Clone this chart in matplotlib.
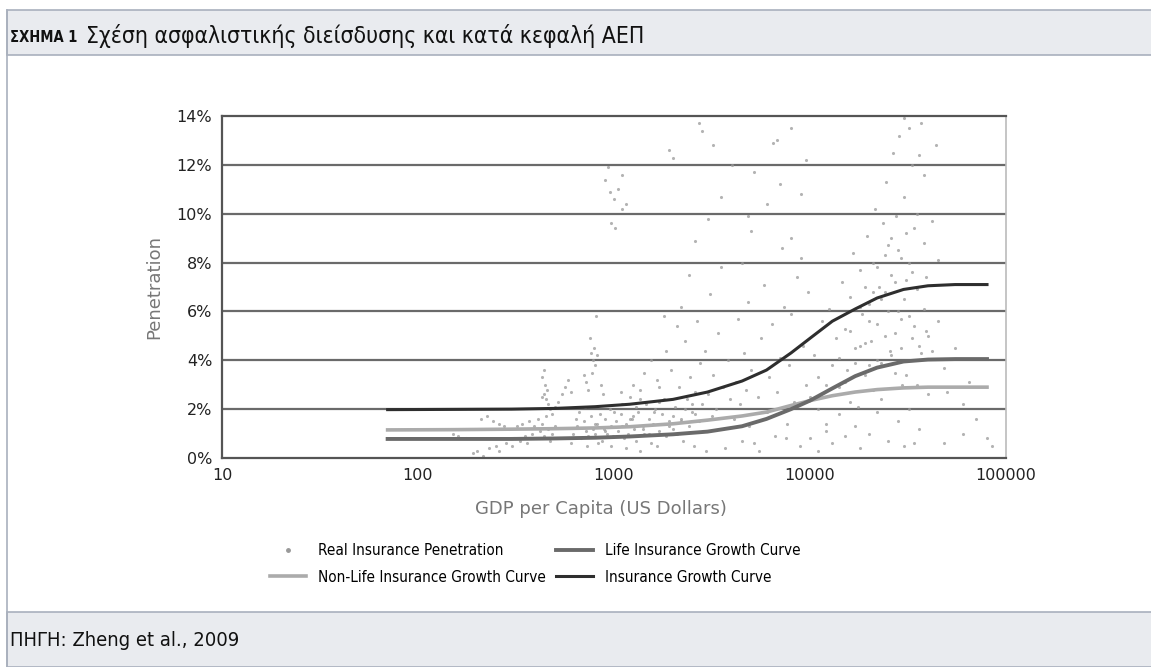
import matplotlib
matplotlib.use("Agg")
import matplotlib.pyplot as plt
from matplotlib.patches import Rectangle
from matplotlib.lines import Line2D
from matplotlib.ticker import FixedLocator, FixedFormatter

# fitted growth curves
curve_gdp = [70, 150, 300, 500, 800, 1200, 2000, 3000, 4500, 6000, 8000, 10000,
             13000, 17000, 22000, 30000, 40000, 55000, 80000]
insurance_curve = [1.98, 1.99, 2.0, 2.03, 2.1, 2.2, 2.4, 2.7, 3.15, 3.6, 4.3, 4.9,
                   5.6, 6.1, 6.55, 6.9, 7.05, 7.1, 7.1]
life_curve = [0.78, 0.78, 0.78, 0.8, 0.83, 0.88, 0.97, 1.08, 1.3, 1.6, 2.0, 2.35,
              2.85, 3.35, 3.7, 3.95, 4.03, 4.05, 4.05]
nonlife_curve = [1.15, 1.16, 1.18, 1.2, 1.23, 1.28, 1.4, 1.55, 1.72, 1.88, 2.15, 2.35,
                 2.55, 2.7, 2.8, 2.87, 2.9, 2.9, 2.9]

# observed penetration, GDP per capita (USD) and penetration (%)
real_gdp = [
    190, 200, 215, 230, 250, 260, 280, 300, 310, 330, 350, 360, 380, 400, 420, 440,
    210, 225, 240, 260, 275, 290, 160, 175, 150, 320, 340, 370, 390, 410, 430, 450,
    460, 470, 480, 500,
    430, 440, 450, 455, 445, 460, 470, 480, 500, 520, 540, 560, 580, 600, 430, 440,
    760, 780, 790, 800, 770, 820, 750, 810, 700, 720, 740, 860, 880,
    900, 950, 1000, 1050, 1100, 960, 1010, 1100, 930, 1150, 1900, 2000, 2700, 2800, 3200,
    600, 620, 650, 680, 700, 720, 740, 760, 780, 800, 820, 850, 870, 890, 900, 920,
    950, 970, 990, 640, 660, 710, 730, 830, 960,
    1020, 1050, 1080, 1100, 1120, 1150, 1180, 1200, 1230, 1260, 1300, 1330, 1360, 1400,
    1430, 1460, 1500, 1540, 1580, 1620, 1660, 1700, 1750, 1800, 1850, 1900, 1950, 1990,
    1080, 1250, 1420, 1550, 1700, 1850, 1150, 1350, 1650,
    2050, 2100, 2150, 2200, 2250, 2300, 2350, 2400, 2450, 2500, 2550, 2600, 2650, 2700,
    2750, 2800, 2850, 2900, 2950, 3000, 3100, 3150, 3200, 3300, 3400, 3500, 3600, 3700,
    3800, 3900, 2400, 2600, 3000, 2200, 3500, 2100, 1800,
    4100, 4200, 4300, 4400, 4500, 4600, 4700, 4800, 4900, 5000, 5200, 5400, 5600, 5800,
    6000, 6200, 6400, 6600, 6800, 7000, 7200, 7400, 7600, 7800, 8000, 8300, 8600, 8900,
    9200, 9500, 9800, 5000, 6000, 7000, 8000, 9000, 4500, 6500, 9500, 8000, 5500, 7500,
    10000, 10500, 11000, 11500, 12000, 12500, 13000, 13500, 14000, 14500, 15000, 15500,
    16000, 16500, 17000, 17500, 18000, 18500, 19000, 19500, 20000, 20500, 21000, 21500,
    22000, 22500, 23000, 23500, 24000, 24500, 25000, 25500, 26000, 26500, 27000, 27500,
    28000, 28500, 29000, 29500, 30000, 31000, 32000, 33000, 34000, 35000, 36000, 37000,
    38000, 39000, 40000,
    10000, 11000, 12000, 13000, 14000, 15000, 16000, 17000, 18000, 20000, 22000, 25000,
    28000, 30000, 32000, 34000, 36000,
    18000, 19000, 20000, 21000, 22000, 23000, 24000, 25000, 26000, 27000, 28000, 29000,
    30000, 31000, 32000, 33000, 34000, 35000, 24000, 26000, 20000, 22000, 18000, 16000,
    14000, 12000, 11000, 15000, 17000, 19000, 21000, 23000, 27000, 29000, 31000, 33000,
    35000, 37000, 38000, 39000, 40000, 42000, 45000, 48000, 50000, 55000, 60000, 65000,
    45000, 42000, 44000, 38000, 36000, 30000, 32000,
    80000, 85000, 70000, 60000, 48000,
    3500, 4000, 5200, 6800, 9000, 4800,
    1100, 1250, 1400, 1600, 1800, 2000, 2300, 2600, 1300, 1500, 1700, 1900, 2200, 2500,
    800, 900, 1000, 1200, 1150, 1350,
]
real_pen = [
    0.2, 0.3, 0.1, 0.4, 0.5, 0.3, 0.6, 0.5, 0.8, 0.7, 0.9, 0.6, 1.0, 0.8, 1.1, 0.9,
    1.6, 1.7, 1.5, 1.4, 1.3, 1.2, 0.9, 0.8, 1.0, 1.3, 1.4, 1.5, 1.3, 1.6, 1.4, 1.7,
    1.2, 0.7, 1.0, 1.3,
    2.5, 2.6, 2.4, 2.8, 3.0, 2.2, 2.0, 1.8, 2.1, 2.3, 2.6, 2.9, 3.2, 2.7, 3.3, 3.6,
    4.3, 4.0, 4.5, 3.8, 3.5, 4.2, 4.9, 5.8, 3.4, 3.1, 2.8, 3.0, 2.6,
    11.4, 10.9, 10.6, 11.0, 11.6, 9.6, 9.4, 10.2, 11.9, 10.4, 12.6, 12.3, 13.7, 13.4, 12.8,
    0.6, 1.0, 1.3, 0.8, 1.5, 1.1, 0.9, 1.7, 1.2, 1.0, 1.4, 1.8, 0.7, 1.2, 1.6, 1.0,
    2.0, 1.3, 0.9, 1.6, 1.9, 2.1, 0.5, 0.6, 0.5,
    1.5, 1.1, 1.8, 2.2, 0.8, 1.4, 1.0, 2.5, 1.6, 1.2, 0.7, 1.9, 2.8, 1.3,
    1.0, 2.2, 1.6, 0.6, 1.4, 2.0, 3.2, 1.1, 1.8, 2.4, 0.9, 1.5, 3.6, 1.2,
    2.7, 3.0, 3.5, 4.0, 2.9, 4.4, 0.4, 0.3, 0.5,
    2.1, 1.0, 2.9, 1.6, 0.7, 4.8, 2.4, 1.3, 3.3, 1.9, 0.5, 2.7, 5.6, 1.5,
    3.9, 2.2, 1.1, 4.4, 0.3, 2.6, 6.7, 1.7, 3.4, 2.0, 5.1, 1.2, 2.9, 0.4,
    4.0, 2.4, 7.5, 8.9, 9.8, 6.2, 7.8, 5.4, 5.8,
    1.6, 3.1, 5.7, 2.2, 0.7, 4.3, 2.8, 6.4, 1.3, 3.6, 0.6, 2.5, 4.9, 7.1,
    1.9, 3.3, 5.5, 0.9, 2.7, 4.1, 8.6, 6.2, 1.4, 3.8, 5.9, 2.3, 7.4, 0.5,
    4.6, 3.0, 6.8, 9.3, 10.4, 11.2, 9.0, 10.8, 8.0, 12.9, 12.2, 13.5, 0.3, 0.8,
    2.5, 4.2, 3.3, 5.6, 1.4, 6.1, 3.8, 4.9, 2.9, 7.2, 5.3, 3.6,
    6.6, 8.4, 4.5, 2.1, 7.7, 5.9, 3.4, 9.1, 6.3, 4.8, 8.0, 10.2,
    5.5, 7.0, 3.9, 9.6, 6.8, 11.3, 8.7, 4.4, 7.5, 12.5, 5.1, 9.9,
    6.0, 13.2, 8.2, 3.0, 10.7, 7.3, 5.8, 12.0, 9.4, 6.9, 4.6, 13.7,
    8.8, 5.2, 2.6,
    0.8, 0.3, 1.1, 0.6, 1.8, 0.9, 2.3, 1.3, 0.4, 1.0, 1.9, 0.7,
    1.5, 0.5, 2.0, 0.6, 1.2,
    6.2, 7.0, 5.6, 6.8, 7.8, 6.5, 5.0, 6.0, 9.0, 7.2, 8.5, 5.7,
    6.5, 9.2, 8.0, 7.6, 5.4, 10.0, 8.3, 4.2, 3.8, 4.0, 4.6, 5.2,
    4.1, 3.0, 2.0, 3.1, 3.9, 4.7, 2.8, 2.4, 3.5, 4.5, 3.4, 4.9,
    3.0, 4.3, 6.1, 7.4, 5.0, 4.4, 5.6, 3.7, 2.7, 4.5, 2.2, 3.1,
    8.1, 9.7, 12.8, 11.6, 12.4, 13.9, 13.5,
    0.8, 0.5, 1.6, 1.0, 0.6,
    10.7, 12.0, 11.7, 13.0, 8.2, 9.9,
    1.3, 1.7, 1.2, 1.9, 1.4, 1.7, 2.0, 1.8, 2.1, 1.0, 2.3, 1.3, 1.5, 2.2,
    1.4, 1.1, 1.9, 1.6, 0.9, 2.4,
]

y_ticks = [0, 2, 4, 6, 8, 10, 12, 14]
y_tick_labels = ["0%", "2%", "4%", "6%", "8%", "10%", "12%", "14%"]
x_ticks = [10, 100, 1000, 10000, 100000]
x_tick_labels = ["10", "100", "1000", "10000", "100000"]

band = "#e9ebef"
edge = "#a9b0bd"
narrow = dict(family="DejaVu Sans", stretch="condensed")

fig = plt.figure(figsize=(11.51, 6.67), dpi=100)

# header / footer bands of the figure box
fig.patches.append(Rectangle((7 / 1151, 1 - 55 / 667), 1, 45 / 667, transform=fig.transFigure,
                             facecolor=band, edgecolor=edge, lw=1.2, zorder=0))
fig.patches.append(Rectangle((7 / 1151, 0), 1, 1 - 612 / 667, transform=fig.transFigure,
                             facecolor=band, edgecolor=edge, lw=1.2, zorder=0))
fig.lines.append(Line2D([7 / 1151, 7 / 1151], [0, 1 - 10 / 667], transform=fig.transFigure,
                        color=edge, lw=1.2))

fig.text(10 / 1151, 1 - 37 / 667, "ΣΧΗΜΑ 1", fontweight="bold", fontsize=10.5,
         va="center", ha="left", color="#111", **narrow)
fig.text(86 / 1151, 1 - 36 / 667, "Σχέση ασφαλιστικής διείσδυσης και κατά κεφαλή ΑΕΠ",
         fontsize=16.5, va="center", ha="left", color="#111", **narrow)
fig.text(10 / 1151, 1 - 641 / 667, "ΠΗΓΗ: Zheng et al., 2009", fontsize=14.5,
         va="center", ha="left", color="#111", **narrow)

ax = fig.add_axes([222 / 1151, 1 - 458 / 667, 784 / 1151, 342 / 667])
ax.set_xscale("log")
ax.set_xlim(10, 100000)
ax.set_ylim(0, 14)

for yv in y_ticks[1:-1]:
    ax.axhline(yv, color="#505050", lw=1.6, alpha=0.85, zorder=1)

ax.scatter(real_gdp, real_pen, s=5, color="#9a9a9a", alpha=0.75, lw=0, zorder=2)
ax.plot(curve_gdp, nonlife_curve, color="#ababab", lw=2.6, zorder=3)
ax.plot(curve_gdp, life_curve, color="#6a6a6a", lw=2.8, zorder=4)
ax.plot(curve_gdp, insurance_curve, color="#2e2e2e", lw=2.2, zorder=5)

ax.xaxis.set_major_locator(FixedLocator(x_ticks))
ax.xaxis.set_major_formatter(FixedFormatter(x_tick_labels))
ax.xaxis.set_minor_locator(FixedLocator([]))
ax.yaxis.set_major_locator(FixedLocator(y_ticks))
ax.yaxis.set_major_formatter(FixedFormatter(y_tick_labels))
ax.tick_params(length=0, labelsize=11.5, labelcolor="#222", pad=7)

for side in ["left", "bottom", "top"]:
    ax.spines[side].set_color("#555")
    ax.spines[side].set_linewidth(1.6)
ax.spines["right"].set_color("#bbb")
ax.spines["right"].set_linewidth(1.2)

ax.set_ylabel("Penetration", fontsize=13, color="#777", labelpad=10)
fig.text(601 / 1151, 1 - 509 / 667, "GDP per Capita (US Dollars)", fontsize=13,
         color="#777", ha="center", va="center")

handles = [
    Line2D([], [], ls="", marker="o", ms=2.5, color="#999"),
    Line2D([], [], color="#ababab", lw=2.6),
    Line2D([], [], color="#6a6a6a", lw=2.8),
    Line2D([], [], color="#2e2e2e", lw=2.2),
]
labels = ["Real Insurance Penetration", "Non-Life Insurance Growth Curve",
          "Life Insurance Growth Curve", "Insurance Growth Curve"]
fig.legend(handles, labels, ncol=2, loc="center", bbox_to_anchor=(535 / 1151, 1 - 564 / 667),
           frameon=False, prop=dict(size=11, **narrow), handlelength=2.4,
           columnspacing=0.7, labelspacing=0.75, handletextpad=0.75)

fig.savefig("out.png", dpi=100)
-- -- --
[Exercise details]: Write out each line of the listing above, exactly, from its first line to the line holding "2.55, 2.7, 2.8, 2.87, 2.9, 2.9, 2.9]", inclusive. Skip the pictures.

[Result for this task]:
Clone this chart in matplotlib.
import matplotlib
matplotlib.use("Agg")
import matplotlib.pyplot as plt
from matplotlib.patches import Rectangle
from matplotlib.lines import Line2D
from matplotlib.ticker import FixedLocator, FixedFormatter

# fitted growth curves
curve_gdp = [70, 150, 300, 500, 800, 1200, 2000, 3000, 4500, 6000, 8000, 10000,
             13000, 17000, 22000, 30000, 40000, 55000, 80000]
insurance_curve = [1.98, 1.99, 2.0, 2.03, 2.1, 2.2, 2.4, 2.7, 3.15, 3.6, 4.3, 4.9,
                   5.6, 6.1, 6.55, 6.9, 7.05, 7.1, 7.1]
life_curve = [0.78, 0.78, 0.78, 0.8, 0.83, 0.88, 0.97, 1.08, 1.3, 1.6, 2.0, 2.35,
              2.85, 3.35, 3.7, 3.95, 4.03, 4.05, 4.05]
nonlife_curve = [1.15, 1.16, 1.18, 1.2, 1.23, 1.28, 1.4, 1.55, 1.72, 1.88, 2.15, 2.35,
                 2.55, 2.7, 2.8, 2.87, 2.9, 2.9, 2.9]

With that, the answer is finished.